John: Ja, bei unseren ersten Auftritten habe ich mir Watte in die Ohren gesteckt; diese Phonstärken war ich nicht gewöhnt. Inzwischen ist die Band ruhiger geworden. Wir setzen zum Beispiel neuerdings auch akustische Gitarren ein. Ich selber spiele eine Acoustic auch auf der Bühne. Das gab es bei Uriah Heep noch nicht. Tja… Ken und die anderen haben einige Ideen von mir aufgegriffen, durch die unser Sound weicher und melodischer geworden ist. Ich muß da allerdings aufpassen. Für „Innocem Victim“ hatte ich ’nen Song drauf, der sich zum Schluß als zu kommerziell, zu schlagerhaft herausstellte. Wir mußten ihn rausschmeißen…

ME: Ken, stimmt es, daß Uriah Heep erst durch die Arbeit am vorletzten Album „Firefly“ und an „Innocent Victim“ wieder eine richtige Band geworden ist?

Ken: Ja, was wir die letzten drei, vier Jahre gemacht haben, war ziemlicher Mist. Bad Vibes, wir sprachen kaum noch miteinander. Auf der Bühne klappte das Zusammenspiel nur noch mäßig. Byron wollte weiter den alten Heavy-Rockstil bringen, ich wollte Ideen, die ich schon auf „Eager To Please“ (Ken’s zweite Solo-LP) verwirklicht hatte, miteinbringen. Seit Trevor und John bei uns sind, sind wir alle wieder ein fröhlicher Haufen. Bei“Innocent Victim“ haben wir alle gemeinsam die Produktion bewältigt.

HEEP Wieder im Aufwind

ME: Ihr scheint euch einen Ghostwriter zugelegt zu haben. Wer ist dieser Williams, der ein paar Stücke von „Victim“ geschrieben hat?

Ken: Chuck Williams ist ein amerikanischer Songschreiber, den ich bei unserer letzten US-Tournee kennengelernt habe. Ich meine, er komponiert sehr originell. Er ist noch sehr jung, aber sicher ein großes Talent.

ME: Wie steht es mit Deinem Hobby, den Rennwagen, Ken? Wie kommt überhaupt ein Rockmusiker dazu ins internationale Geschäft mit den schnellen Schlitten einzusteigen?

Ken: Erstmal: inzwischen ist es kein Hobby mehr. Ich mußte ein Geschäft draus machen, weil die Sache sonst ein zu teurer Spaß geworden wäre. Angefangen habe ich damit, als ich dachte, daß es mit Uriah Heep aus sei. Also vor etwa zwei Jahren. Jetzt ist es ein angenehmer Ausgleich zum Rockbusiness, den ich brauche, denn die Welt des Rock n Roll allein ist etwas zu begrenzt.

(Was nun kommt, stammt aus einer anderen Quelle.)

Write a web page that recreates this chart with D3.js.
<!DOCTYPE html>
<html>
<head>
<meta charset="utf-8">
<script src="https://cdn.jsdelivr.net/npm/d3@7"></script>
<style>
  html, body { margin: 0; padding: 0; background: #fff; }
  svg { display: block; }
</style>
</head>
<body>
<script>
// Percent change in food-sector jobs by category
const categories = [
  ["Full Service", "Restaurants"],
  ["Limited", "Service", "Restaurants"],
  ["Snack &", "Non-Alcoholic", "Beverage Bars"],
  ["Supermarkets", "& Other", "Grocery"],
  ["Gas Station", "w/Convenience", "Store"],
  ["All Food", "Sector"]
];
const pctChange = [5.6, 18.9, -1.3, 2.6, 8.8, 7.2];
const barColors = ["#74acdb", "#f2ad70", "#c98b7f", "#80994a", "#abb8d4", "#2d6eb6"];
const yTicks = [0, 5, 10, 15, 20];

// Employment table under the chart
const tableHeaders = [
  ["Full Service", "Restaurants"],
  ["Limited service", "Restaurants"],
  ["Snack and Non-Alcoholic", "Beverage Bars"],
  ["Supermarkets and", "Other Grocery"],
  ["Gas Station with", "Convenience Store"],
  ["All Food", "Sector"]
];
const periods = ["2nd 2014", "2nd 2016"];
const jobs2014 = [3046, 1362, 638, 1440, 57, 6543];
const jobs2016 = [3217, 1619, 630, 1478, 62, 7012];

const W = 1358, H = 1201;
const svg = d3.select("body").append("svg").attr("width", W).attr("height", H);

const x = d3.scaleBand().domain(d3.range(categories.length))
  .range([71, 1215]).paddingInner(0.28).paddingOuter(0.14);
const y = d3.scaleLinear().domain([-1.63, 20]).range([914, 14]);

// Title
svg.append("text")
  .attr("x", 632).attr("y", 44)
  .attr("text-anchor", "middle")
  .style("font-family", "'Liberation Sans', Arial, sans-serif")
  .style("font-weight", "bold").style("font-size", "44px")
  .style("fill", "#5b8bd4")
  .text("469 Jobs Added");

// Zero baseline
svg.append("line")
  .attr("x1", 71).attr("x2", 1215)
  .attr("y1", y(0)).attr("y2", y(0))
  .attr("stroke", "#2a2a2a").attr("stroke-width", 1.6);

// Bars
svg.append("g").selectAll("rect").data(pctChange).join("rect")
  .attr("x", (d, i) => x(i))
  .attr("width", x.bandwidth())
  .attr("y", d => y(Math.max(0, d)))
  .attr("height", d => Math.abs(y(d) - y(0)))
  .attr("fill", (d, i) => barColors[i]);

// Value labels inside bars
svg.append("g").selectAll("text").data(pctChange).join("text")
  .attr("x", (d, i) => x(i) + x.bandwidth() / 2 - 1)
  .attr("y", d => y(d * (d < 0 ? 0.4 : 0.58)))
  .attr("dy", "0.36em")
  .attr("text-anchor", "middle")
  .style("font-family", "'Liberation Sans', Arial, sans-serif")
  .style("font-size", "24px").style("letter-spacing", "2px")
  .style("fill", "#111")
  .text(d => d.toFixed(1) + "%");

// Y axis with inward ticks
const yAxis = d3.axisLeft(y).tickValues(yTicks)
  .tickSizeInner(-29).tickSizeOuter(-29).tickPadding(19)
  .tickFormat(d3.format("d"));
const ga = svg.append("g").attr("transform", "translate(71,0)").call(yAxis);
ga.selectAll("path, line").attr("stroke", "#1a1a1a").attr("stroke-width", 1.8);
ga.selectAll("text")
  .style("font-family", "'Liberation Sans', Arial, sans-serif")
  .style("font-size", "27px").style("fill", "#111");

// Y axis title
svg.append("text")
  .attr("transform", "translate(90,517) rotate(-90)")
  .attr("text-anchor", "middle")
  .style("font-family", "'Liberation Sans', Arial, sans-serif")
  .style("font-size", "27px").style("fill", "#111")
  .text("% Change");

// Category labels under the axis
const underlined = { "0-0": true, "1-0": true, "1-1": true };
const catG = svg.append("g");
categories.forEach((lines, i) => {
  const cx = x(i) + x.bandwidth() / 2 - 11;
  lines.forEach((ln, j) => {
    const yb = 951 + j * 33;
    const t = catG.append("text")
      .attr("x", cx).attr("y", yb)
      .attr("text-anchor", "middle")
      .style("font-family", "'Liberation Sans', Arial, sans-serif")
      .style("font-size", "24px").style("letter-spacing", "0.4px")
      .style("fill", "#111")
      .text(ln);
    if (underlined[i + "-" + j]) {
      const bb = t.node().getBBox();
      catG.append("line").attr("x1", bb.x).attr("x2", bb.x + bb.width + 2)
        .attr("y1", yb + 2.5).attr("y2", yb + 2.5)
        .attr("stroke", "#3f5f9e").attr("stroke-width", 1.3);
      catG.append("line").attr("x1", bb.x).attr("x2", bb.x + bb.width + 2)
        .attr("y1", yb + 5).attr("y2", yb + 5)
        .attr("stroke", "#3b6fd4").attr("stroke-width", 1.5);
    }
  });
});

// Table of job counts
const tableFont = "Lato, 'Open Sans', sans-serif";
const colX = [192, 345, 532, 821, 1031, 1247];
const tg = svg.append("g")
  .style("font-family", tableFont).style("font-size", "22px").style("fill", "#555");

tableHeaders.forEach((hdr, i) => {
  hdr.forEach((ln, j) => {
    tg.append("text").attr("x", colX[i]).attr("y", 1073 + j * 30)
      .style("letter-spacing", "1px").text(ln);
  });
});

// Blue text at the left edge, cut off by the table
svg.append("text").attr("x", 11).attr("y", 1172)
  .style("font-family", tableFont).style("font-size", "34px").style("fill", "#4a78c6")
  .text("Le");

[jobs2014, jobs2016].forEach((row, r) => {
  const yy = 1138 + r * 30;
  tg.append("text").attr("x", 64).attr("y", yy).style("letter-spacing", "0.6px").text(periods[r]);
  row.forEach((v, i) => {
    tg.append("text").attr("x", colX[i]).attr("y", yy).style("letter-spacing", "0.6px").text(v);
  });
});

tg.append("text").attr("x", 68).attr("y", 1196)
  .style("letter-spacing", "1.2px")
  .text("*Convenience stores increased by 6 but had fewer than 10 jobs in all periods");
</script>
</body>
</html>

Auf Tournee mit einer Schlange aus Pappmache

ME: Auf eurem Tourneeplan stehen für Januar Konzerte in Deutschland. Was kann man erwarten?

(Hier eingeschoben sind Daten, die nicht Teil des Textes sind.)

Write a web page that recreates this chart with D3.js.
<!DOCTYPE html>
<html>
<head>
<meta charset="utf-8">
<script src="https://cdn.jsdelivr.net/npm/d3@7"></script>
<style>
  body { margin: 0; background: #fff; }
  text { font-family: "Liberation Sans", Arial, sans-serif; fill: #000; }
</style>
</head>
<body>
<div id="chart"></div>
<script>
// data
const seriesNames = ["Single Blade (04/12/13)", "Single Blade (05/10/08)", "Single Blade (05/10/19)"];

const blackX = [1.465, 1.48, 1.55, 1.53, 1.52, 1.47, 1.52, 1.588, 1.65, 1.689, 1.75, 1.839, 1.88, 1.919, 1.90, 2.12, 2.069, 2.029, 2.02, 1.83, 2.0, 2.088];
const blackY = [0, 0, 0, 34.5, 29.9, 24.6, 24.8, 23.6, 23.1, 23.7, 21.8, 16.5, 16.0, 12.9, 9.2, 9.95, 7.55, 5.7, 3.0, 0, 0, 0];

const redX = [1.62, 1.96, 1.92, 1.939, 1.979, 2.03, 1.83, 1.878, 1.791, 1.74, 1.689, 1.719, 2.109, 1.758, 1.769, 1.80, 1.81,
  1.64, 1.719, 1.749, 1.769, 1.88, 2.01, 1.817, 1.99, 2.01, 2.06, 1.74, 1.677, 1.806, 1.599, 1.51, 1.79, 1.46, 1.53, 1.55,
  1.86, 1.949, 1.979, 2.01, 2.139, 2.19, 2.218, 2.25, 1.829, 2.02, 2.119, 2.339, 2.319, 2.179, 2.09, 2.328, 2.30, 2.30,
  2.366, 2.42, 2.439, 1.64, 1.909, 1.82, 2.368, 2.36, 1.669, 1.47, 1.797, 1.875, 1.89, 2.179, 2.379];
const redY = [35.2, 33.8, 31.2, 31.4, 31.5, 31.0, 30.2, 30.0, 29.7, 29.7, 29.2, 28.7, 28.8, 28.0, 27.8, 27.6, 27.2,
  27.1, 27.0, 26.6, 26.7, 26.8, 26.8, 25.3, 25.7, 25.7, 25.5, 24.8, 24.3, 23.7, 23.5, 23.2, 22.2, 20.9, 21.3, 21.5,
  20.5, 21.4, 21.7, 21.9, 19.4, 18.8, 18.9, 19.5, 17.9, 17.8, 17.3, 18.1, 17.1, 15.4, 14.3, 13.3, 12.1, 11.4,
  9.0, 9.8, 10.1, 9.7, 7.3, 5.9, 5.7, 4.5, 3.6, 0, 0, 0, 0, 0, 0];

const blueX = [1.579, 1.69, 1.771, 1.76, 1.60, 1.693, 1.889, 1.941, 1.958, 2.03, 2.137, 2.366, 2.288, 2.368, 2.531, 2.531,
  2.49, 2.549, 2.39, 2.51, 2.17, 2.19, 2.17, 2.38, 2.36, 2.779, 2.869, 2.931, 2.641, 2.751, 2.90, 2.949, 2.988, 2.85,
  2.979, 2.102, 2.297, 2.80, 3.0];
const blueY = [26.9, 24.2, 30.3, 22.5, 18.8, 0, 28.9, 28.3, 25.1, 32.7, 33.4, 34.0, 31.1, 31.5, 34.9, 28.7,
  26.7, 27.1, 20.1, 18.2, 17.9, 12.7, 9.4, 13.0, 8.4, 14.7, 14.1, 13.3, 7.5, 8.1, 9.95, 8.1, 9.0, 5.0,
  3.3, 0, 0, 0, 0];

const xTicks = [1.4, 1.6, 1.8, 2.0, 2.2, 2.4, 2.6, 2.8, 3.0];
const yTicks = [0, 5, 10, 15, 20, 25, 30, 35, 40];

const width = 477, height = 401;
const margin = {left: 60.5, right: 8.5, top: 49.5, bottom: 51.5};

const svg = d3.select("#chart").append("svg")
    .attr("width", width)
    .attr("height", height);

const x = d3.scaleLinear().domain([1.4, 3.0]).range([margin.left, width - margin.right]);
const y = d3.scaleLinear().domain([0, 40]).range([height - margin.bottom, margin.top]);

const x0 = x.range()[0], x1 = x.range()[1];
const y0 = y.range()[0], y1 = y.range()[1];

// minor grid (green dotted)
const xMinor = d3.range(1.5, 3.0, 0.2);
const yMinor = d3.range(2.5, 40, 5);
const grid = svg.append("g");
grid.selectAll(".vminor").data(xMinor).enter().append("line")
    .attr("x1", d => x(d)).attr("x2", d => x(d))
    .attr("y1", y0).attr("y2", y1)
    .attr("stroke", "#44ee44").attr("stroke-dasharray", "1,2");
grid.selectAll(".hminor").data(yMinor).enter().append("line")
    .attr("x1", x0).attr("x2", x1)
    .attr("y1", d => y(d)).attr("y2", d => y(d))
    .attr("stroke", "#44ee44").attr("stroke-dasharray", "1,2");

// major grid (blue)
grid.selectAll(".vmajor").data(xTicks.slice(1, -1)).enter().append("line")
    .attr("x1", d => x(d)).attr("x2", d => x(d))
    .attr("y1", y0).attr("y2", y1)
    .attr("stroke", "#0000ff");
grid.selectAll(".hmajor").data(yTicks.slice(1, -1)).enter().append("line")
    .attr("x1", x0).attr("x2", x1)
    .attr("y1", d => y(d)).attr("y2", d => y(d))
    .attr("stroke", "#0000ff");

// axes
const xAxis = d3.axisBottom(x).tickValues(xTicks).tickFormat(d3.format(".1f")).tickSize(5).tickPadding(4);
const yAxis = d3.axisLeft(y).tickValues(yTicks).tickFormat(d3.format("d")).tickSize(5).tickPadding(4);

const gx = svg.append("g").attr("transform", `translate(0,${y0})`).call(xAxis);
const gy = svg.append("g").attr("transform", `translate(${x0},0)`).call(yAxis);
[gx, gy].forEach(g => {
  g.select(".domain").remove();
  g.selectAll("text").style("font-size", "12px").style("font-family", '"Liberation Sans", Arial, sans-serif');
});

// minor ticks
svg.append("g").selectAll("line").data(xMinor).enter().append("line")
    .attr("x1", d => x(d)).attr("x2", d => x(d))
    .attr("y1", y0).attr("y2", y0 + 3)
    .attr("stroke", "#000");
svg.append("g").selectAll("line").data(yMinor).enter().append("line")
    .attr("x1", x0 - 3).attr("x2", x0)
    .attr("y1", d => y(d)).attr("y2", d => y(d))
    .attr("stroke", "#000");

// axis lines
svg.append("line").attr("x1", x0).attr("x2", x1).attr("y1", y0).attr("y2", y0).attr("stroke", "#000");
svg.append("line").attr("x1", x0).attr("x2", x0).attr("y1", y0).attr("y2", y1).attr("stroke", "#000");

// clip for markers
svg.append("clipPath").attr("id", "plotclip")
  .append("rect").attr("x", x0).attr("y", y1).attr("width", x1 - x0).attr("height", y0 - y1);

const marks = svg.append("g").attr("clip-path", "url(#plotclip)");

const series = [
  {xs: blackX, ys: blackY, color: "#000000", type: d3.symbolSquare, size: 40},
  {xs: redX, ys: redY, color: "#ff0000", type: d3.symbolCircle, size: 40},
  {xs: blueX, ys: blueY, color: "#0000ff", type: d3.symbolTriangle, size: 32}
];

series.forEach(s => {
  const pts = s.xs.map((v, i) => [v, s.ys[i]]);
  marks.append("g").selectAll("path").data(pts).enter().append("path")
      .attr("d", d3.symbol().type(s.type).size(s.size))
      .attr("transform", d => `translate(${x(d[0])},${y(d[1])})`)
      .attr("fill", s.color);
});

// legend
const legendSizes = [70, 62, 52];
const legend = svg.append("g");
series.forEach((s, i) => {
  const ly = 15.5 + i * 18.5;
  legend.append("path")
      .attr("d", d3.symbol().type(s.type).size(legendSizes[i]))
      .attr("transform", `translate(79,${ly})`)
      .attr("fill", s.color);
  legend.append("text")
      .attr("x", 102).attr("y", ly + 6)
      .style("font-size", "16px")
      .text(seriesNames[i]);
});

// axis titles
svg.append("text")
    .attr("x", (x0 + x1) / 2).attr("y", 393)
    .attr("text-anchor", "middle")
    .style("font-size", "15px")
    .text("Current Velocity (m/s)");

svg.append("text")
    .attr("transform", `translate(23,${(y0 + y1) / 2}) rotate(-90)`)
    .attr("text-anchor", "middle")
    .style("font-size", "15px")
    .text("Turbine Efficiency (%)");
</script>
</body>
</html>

Ken: In erster Linie wollen wir natürlich „Innocent Victim“ populär machen; deshalb besteht der Löwenanteil der Show aus Stücken von dieser Platte. Die alten Hits wie „Lady In Black“ und „Gypsy“ werden wir auch spielen, na klar. Es gibt eine komplette neue Lightshow, und eine riesige Schlange aus Pappmache wird uns begleiten.

ME: Uriah Heep hat in Deutschland eine sehr große Anhängerschaft. Eure Bindung an die Deutschen scheint stärker zu sein, als an andere Völker. Woran liegt das? Ken: Die Deutschen sind ein beständigeres Publikum als zum Beispiel die Amerikaner. In den Staaten kann ein einziger „flop“ in den Charts, können ein paar mißlungene Konzerte genügen, und die Fans wenden sich ab von der betreffenden Gruppe. Wir müssen die Amerikaner nun auch erst wieder zurückgewinnen. Die Deutschen sind anders. Sie nehmen Neuerungen nicht gleich krumm, gewöhnen sich an einen neuen Sound und harren geduldig aus, auch wenn mal ein Jahr lang kein Album rauskommt. Wir alle mögen die Deutschen und euer Land, besonders den Süden.